GIVEN TASK:
Leave out the pictures and transcribe everything else exactly.

RAW DATA:
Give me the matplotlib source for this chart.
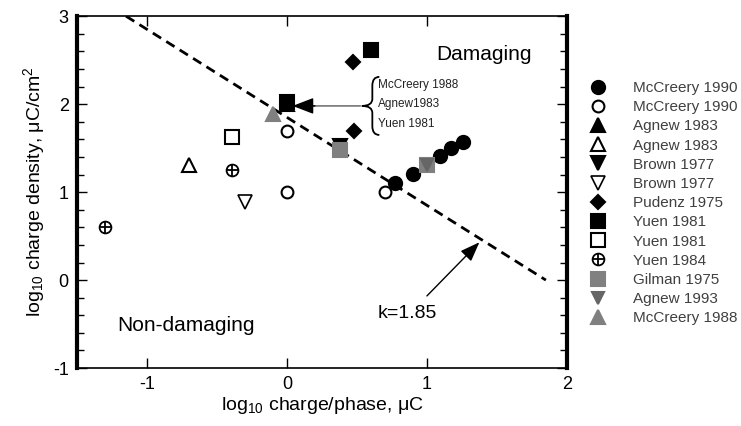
import numpy as np
import matplotlib
matplotlib.use("Agg")
import matplotlib.pyplot as plt
from matplotlib.path import Path
from matplotlib.patches import PathPatch
from matplotlib.legend_handler import HandlerTuple
from matplotlib.ticker import MultipleLocator

plt.rcParams['font.family'] = ['Liberation Sans', 'DejaVu Sans']
plt.rcParams['mathtext.default'] = 'regular'

# log10 charge/phase (x, uC) and log10 charge density (y, uC/cm2) per study
mc1990_fill_x = [0.77, 0.90, 1.09, 1.17, 1.26]
mc1990_fill_y = [1.10, 1.21, 1.41, 1.50, 1.57]
mc1990_open_x = [0.0, 0.0, 0.70]
mc1990_open_y = [1.70, 1.00, 1.00]
agnew1983_fill_x = [0.0]
agnew1983_fill_y = [2.0]
agnew1983_open_x = [-0.70]
agnew1983_open_y = [1.31]
brown_fill_x = [0.38]
brown_fill_y = [1.53]
brown_open_x = [-0.30]
brown_open_y = [0.89]
pudenz_x = [0.47, 0.48]
pudenz_y = [2.48, 1.70]
yuen1981_fill_x = [0.0, 0.60]
yuen1981_fill_y = [2.02, 2.62]
yuen1981_open_x = [-0.39]
yuen1981_open_y = [1.63]
yuen1984_x = [-1.30, -0.39]
yuen1984_y = [0.60, 1.25]
gilman_x = [0.38, 1.00]
gilman_y = [1.48, 1.31]
agnew1993_x = [1.00]
agnew1993_y = [1.31]
mc1988_x = [-0.10]
mc1988_y = [1.89]

# Shannon limit: log D = k - log Q
k = 1.85
limit_x = np.array([k - 3, k])

gray = '#808080'

fig = plt.figure(figsize=(7.41, 4.26), dpi=100)
ax = fig.add_axes([0.104, 0.136, 0.661, 0.826])

ax.plot(limit_x, k - limit_x, color='black', lw=2, ls=(0, (3.5, 2.2)), zorder=1)

def pts(x, y, marker, face, edge, ms, mew=1.5):
    h, = ax.plot(x, y, ls='none', marker=marker, markerfacecolor=face,
                 markeredgecolor=edge, ms=ms, mew=mew, zorder=3)
    return h

h_mc90f = pts(mc1990_fill_x, mc1990_fill_y, 'o', 'black', 'black', 9.5)
h_mc90o = pts(mc1990_open_x, mc1990_open_y, 'o', 'white', 'black', 8.5)
h_ag83f = pts(agnew1983_fill_x, agnew1983_fill_y, '^', 'black', 'black', 9.5)
h_ag83o = pts(agnew1983_open_x, agnew1983_open_y, '^', 'white', 'black', 9.5)
h_brf = pts(brown_fill_x, brown_fill_y, 'v', 'black', 'black', 9.5)
h_bro = pts(brown_open_x, brown_open_y, 'v', 'white', 'black', 10, 1.2)
h_pud = pts(pudenz_x, pudenz_y, 'D', 'black', 'black', 7)
h_gil = pts(gilman_x, gilman_y, 's', gray, gray, 10)
h_ag93 = pts(agnew1993_x, agnew1993_y, 'v', '#666666', '#666666', 8)
h_mc88 = pts(mc1988_x, mc1988_y, '^', gray, gray, 10)
h_y81f = pts(yuen1981_fill_x, yuen1981_fill_y, 's', 'black', 'black', 10)
h_y81o = pts(yuen1981_open_x, yuen1981_open_y, 's', 'white', 'black', 9.5)
h_y84a = pts(yuen1984_x, yuen1984_y, 'o', 'white', 'black', 8.5, 1.3)
h_y84b = pts(yuen1984_x, yuen1984_y, '+', 'none', 'black', 8.5, 1.3)

ax.set_xlim(-1.5, 2)
ax.set_ylim(-1, 3)
ax.set_xticks([-1, 0, 1, 2])
ax.set_xticklabels(['-1', '0', '1', '2'])
ax.set_yticks([-1, 0, 1, 2, 3])
ax.set_yticklabels(['-1', '0', '1', '2', '3'])
ax.yaxis.set_minor_locator(MultipleLocator(0.2))
ax.tick_params(axis='both', which='both', direction='in', top=True, right=True,
               labelsize=13, width=1, pad=6)
ax.tick_params(which='major', length=7)
ax.tick_params(which='minor', length=5)
for side in ['left', 'right']:
    ax.spines[side].set_linewidth(3)
for side in ['top', 'bottom']:
    ax.spines[side].set_linewidth(1.2)

ax.set_xlabel('log$_{10}$ charge/phase, \u03bcC', fontsize=14, labelpad=1)
ax.set_ylabel('log$_{10}$ charge density, \u03bcC/cm$^2$', fontsize=14, labelpad=4)

ax.text(1.07, 2.56, 'Damaging', fontsize=15, va='center')
ax.text(-1.21, -0.52, 'Non-damaging', fontsize=15, va='center')

# k=1.85 annotation
ax.annotate('', xy=(1.375, 0.43), xytext=(1.0, -0.18),
            arrowprops=dict(arrowstyle='-|>,head_length=1.2,head_width=0.45',
                            color='black', lw=1, shrinkA=0, shrinkB=0))
ax.text(0.86, -0.375, 'k=1.85', fontsize=14, ha='center', va='center')

# brace with the three overlapping studies
bx, tipx, w = 0.61, 0.535, 0.05
y0, y1 = 1.65, 2.31
ym = (y0 + y1) / 2
verts = [(bx + w, y1), (bx, y1), (bx, y1 - 0.1),
         (bx, ym + 0.08),
         (bx, ym), (tipx, ym),
         (bx, ym), (bx, ym - 0.08),
         (bx, y0 + 0.1),
         (bx, y0), (bx + w, y0)]
codes = [Path.MOVETO, Path.CURVE3, Path.CURVE3, Path.LINETO,
         Path.CURVE3, Path.CURVE3, Path.CURVE3, Path.CURVE3,
         Path.LINETO, Path.CURVE3, Path.CURVE3]
ax.add_patch(PathPatch(Path(verts, codes), fill=False, lw=1.3, color='black'))
for yy, lab in zip([2.22, 2.0, 1.77], ['McCreery 1988', 'Agnew1983', 'Yuen 1981']):
    ax.text(0.65, yy, lab, fontsize=8.5, va='center', color='#222222')

ax.annotate('', xy=(0.18, ym), xytext=(tipx - 0.01, ym),
            arrowprops=dict(arrowstyle='-', color='#777777', lw=1.2,
                            shrinkA=0, shrinkB=0))
ax.annotate('', xy=(0.04, ym), xytext=(0.2, ym),
            arrowprops=dict(arrowstyle='-|>,head_length=1.3,head_width=0.5',
                            color='black', lw=1, shrinkA=0, shrinkB=0))

handles = [h_mc90f, h_mc90o, h_ag83f, h_ag83o, h_brf, h_bro, h_pud,
           h_y81f, h_y81o, (h_y84a, h_y84b), h_gil, h_ag93, h_mc88]
labels = ['McCreery 1990', 'McCreery 1990', 'Agnew 1983', 'Agnew 1983',
          'Brown 1977', 'Brown 1977', 'Pudenz 1975', 'Yuen 1981', 'Yuen 1981',
          'Yuen 1984', 'Gilman 1975', 'Agnew 1993', 'McCreery 1988']
fig.legend(handles, labels, loc='upper left', bbox_to_anchor=(590.5 / 741, 1 - 81 / 426),
           frameon=False, fontsize=11, labelcolor='#404040', labelspacing=0.34,
           handlelength=1.0, handletextpad=1.8, borderpad=0, borderaxespad=0,
           markerscale=1.0, handler_map={tuple: HandlerTuple(ndivide=1, pad=0)})

fig.savefig('out.png', dpi=100)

OUTPUT FOR THIS TASK:
Give me the matplotlib source for this chart.
import numpy as np
import matplotlib
matplotlib.use("Agg")
import matplotlib.pyplot as plt
from matplotlib.path import Path
from matplotlib.patches import PathPatch
from matplotlib.legend_handler import HandlerTuple
from matplotlib.ticker import MultipleLocator

plt.rcParams['font.family'] = ['Liberation Sans', 'DejaVu Sans']
plt.rcParams['mathtext.default'] = 'regular'

# log10 charge/phase (x, uC) and log10 charge density (y, uC/cm2) per study
mc1990_fill_x = [0.77, 0.90, 1.09, 1.17, 1.26]
mc1990_fill_y = [1.10, 1.21, 1.41, 1.50, 1.57]
mc1990_open_x = [0.0, 0.0, 0.70]
mc1990_open_y = [1.70, 1.00, 1.00]
agnew1983_fill_x = [0.0]
agnew1983_fill_y = [2.0]
agnew1983_open_x = [-0.70]
agnew1983_open_y = [1.31]
brown_fill_x = [0.38]
brown_fill_y = [1.53]
brown_open_x = [-0.30]
brown_open_y = [0.89]
pudenz_x = [0.47, 0.48]
pudenz_y = [2.48, 1.70]
yuen1981_fill_x = [0.0, 0.60]
yuen1981_fill_y = [2.02, 2.62]
yuen1981_open_x = [-0.39]
yuen1981_open_y = [1.63]
yuen1984_x = [-1.30, -0.39]
yuen1984_y = [0.60, 1.25]
gilman_x = [0.38, 1.00]
gilman_y = [1.48, 1.31]
agnew1993_x = [1.00]
agnew1993_y = [1.31]
mc1988_x = [-0.10]
mc1988_y = [1.89]

# Shannon limit: log D = k - log Q
k = 1.85
limit_x = np.array([k - 3, k])

gray = '#808080'

fig = plt.figure(figsize=(7.41, 4.26), dpi=100)
ax = fig.add_axes([0.104, 0.136, 0.661, 0.826])

ax.plot(limit_x, k - limit_x, color='black', lw=2, ls=(0, (3.5, 2.2)), zorder=1)

def pts(x, y, marker, face, edge, ms, mew=1.5):
    h, = ax.plot(x, y, ls='none', marker=marker, markerfacecolor=face,
                 markeredgecolor=edge, ms=ms, mew=mew, zorder=3)
    return h

h_mc90f = pts(mc1990_fill_x, mc1990_fill_y, 'o', 'black', 'black', 9.5)
h_mc90o = pts(mc1990_open_x, mc1990_open_y, 'o', 'white', 'black', 8.5)
h_ag83f = pts(agnew1983_fill_x, agnew1983_fill_y, '^', 'black', 'black', 9.5)
h_ag83o = pts(agnew1983_open_x, agnew1983_open_y, '^', 'white', 'black', 9.5)
h_brf = pts(brown_fill_x, brown_fill_y, 'v', 'black', 'black', 9.5)
h_bro = pts(brown_open_x, brown_open_y, 'v', 'white', 'black', 10, 1.2)
h_pud = pts(pudenz_x, pudenz_y, 'D', 'black', 'black', 7)
h_gil = pts(gilman_x, gilman_y, 's', gray, gray, 10)
h_ag93 = pts(agnew1993_x, agnew1993_y, 'v', '#666666', '#666666', 8)
h_mc88 = pts(mc1988_x, mc1988_y, '^', gray, gray, 10)
h_y81f = pts(yuen1981_fill_x, yuen1981_fill_y, 's', 'black', 'black', 10)
h_y81o = pts(yuen1981_open_x, yuen1981_open_y, 's', 'white', 'black', 9.5)
h_y84a = pts(yuen1984_x, yuen1984_y, 'o', 'white', 'black', 8.5, 1.3)
h_y84b = pts(yuen1984_x, yuen1984_y, '+', 'none', 'black', 8.5, 1.3)

ax.set_xlim(-1.5, 2)
ax.set_ylim(-1, 3)
ax.set_xticks([-1, 0, 1, 2])
ax.set_xticklabels(['-1', '0', '1', '2'])
ax.set_yticks([-1, 0, 1, 2, 3])
ax.set_yticklabels(['-1', '0', '1', '2', '3'])
ax.yaxis.set_minor_locator(MultipleLocator(0.2))
ax.tick_params(axis='both', which='both', direction='in', top=True, right=True,
               labelsize=13, width=1, pad=6)
ax.tick_params(which='major', length=7)
ax.tick_params(which='minor', length=5)
for side in ['left', 'right']:
    ax.spines[side].set_linewidth(3)
for side in ['top', 'bottom']:
    ax.spines[side].set_linewidth(1.2)

ax.set_xlabel('log$_{10}$ charge/phase, \u03bcC', fontsize=14, labelpad=1)
ax.set_ylabel('log$_{10}$ charge density, \u03bcC/cm$^2$', fontsize=14, labelpad=4)

ax.text(1.07, 2.56, 'Damaging', fontsize=15, va='center')
ax.text(-1.21, -0.52, 'Non-damaging', fontsize=15, va='center')

# k=1.85 annotation
ax.annotate('', xy=(1.375, 0.43), xytext=(1.0, -0.18),
            arrowprops=dict(arrowstyle='-|>,head_length=1.2,head_width=0.45',
                            color='black', lw=1, shrinkA=0, shrinkB=0))
ax.text(0.86, -0.375, 'k=1.85', fontsize=14, ha='center', va='center')

# brace with the three overlapping studies
bx, tipx, w = 0.61, 0.535, 0.05
y0, y1 = 1.65, 2.31
ym = (y0 + y1) / 2
verts = [(bx + w, y1), (bx, y1), (bx, y1 - 0.1),
         (bx, ym + 0.08),
         (bx, ym), (tipx, ym),
         (bx, ym), (bx, ym - 0.08),
         (bx, y0 + 0.1),
         (bx, y0), (bx + w, y0)]
codes = [Path.MOVETO, Path.CURVE3, Path.CURVE3, Path.LINETO,
         Path.CURVE3, Path.CURVE3, Path.CURVE3, Path.CURVE3,
         Path.LINETO, Path.CURVE3, Path.CURVE3]
ax.add_patch(PathPatch(Path(verts, codes), fill=False, lw=1.3, color='black'))
for yy, lab in zip([2.22, 2.0, 1.77], ['McCreery 1988', 'Agnew1983', 'Yuen 1981']):
    ax.text(0.65, yy, lab, fontsize=8.5, va='center', color='#222222')

ax.annotate('', xy=(0.18, ym), xytext=(tipx - 0.01, ym),
            arrowprops=dict(arrowstyle='-', color='#777777', lw=1.2,
                            shrinkA=0, shrinkB=0))
ax.annotate('', xy=(0.04, ym), xytext=(0.2, ym),
            arrowprops=dict(arrowstyle='-|>,head_length=1.3,head_width=0.5',
                            color='black', lw=1, shrinkA=0, shrinkB=0))

handles = [h_mc90f, h_mc90o, h_ag83f, h_ag83o, h_brf, h_bro, h_pud,
           h_y81f, h_y81o, (h_y84a, h_y84b), h_gil, h_ag93, h_mc88]
labels = ['McCreery 1990', 'McCreery 1990', 'Agnew 1983', 'Agnew 1983',
          'Brown 1977', 'Brown 1977', 'Pudenz 1975', 'Yuen 1981', 'Yuen 1981',
          'Yuen 1984', 'Gilman 1975', 'Agnew 1993', 'McCreery 1988']
fig.legend(handles, labels, loc='upper left', bbox_to_anchor=(590.5 / 741, 1 - 81 / 426),
           frameon=False, fontsize=11, labelcolor='#404040', labelspacing=0.34,
           handlelength=1.0, handletextpad=1.8, borderpad=0, borderaxespad=0,
           markerscale=1.0, handler_map={tuple: HandlerTuple(ndivide=1, pad=0)})

fig.savefig('out.png', dpi=100)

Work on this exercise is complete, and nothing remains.